More specifically, this new paper describes an attack on the key Multiplicative-to-Additive (MtA) subroutine.  Once successfully launched, all private key fragments required to generate a legitimate signature can be obtained in a very small (single-digit) number of attempts.

Tymokhanov and Shlomovits gave two specific attacks.  The first attack works if your MPC does not use zero-knowledge proofs by simply assuming all signers are trustworthy.  The attacker can guess the private key fragments with just 8 signatures.  As we have mentioned, this new attack gives an accurate explanation why zero-knowledge proofs are absolutely essential in GG18/20-style MPC, which the original authors have long known but did not give any explicit attacks.

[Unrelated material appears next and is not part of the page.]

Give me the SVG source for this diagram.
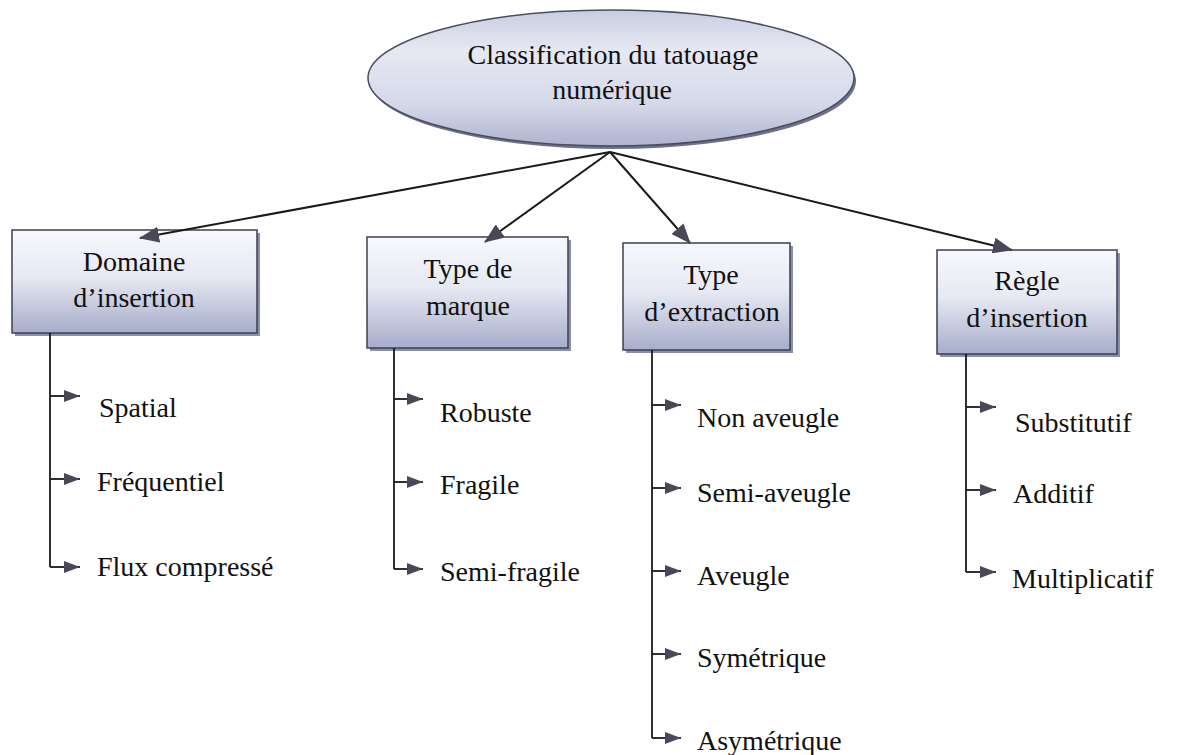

The second attack works if your MPC adopts the Paillier encryption to implement MtA, as suggested in the GG18/20 papers, but does not correctly check whether the exponents in the received public keys are large enough, then an attacker can easily recover honest partys' secret shares with just 1 single signature.  According to the authors, this is more serious and practical threat, as Binance’s TSS MPC and all its forks did not implement their Paillier encryption correctly.

As CYBAVO’s customers, however, you do not need to worry about these attacks when using your CYBAVO system.  After rounds of verification and testing, we are happy to report that these attacks described in the new e-print paper do not work against out MPC architecture and implementation.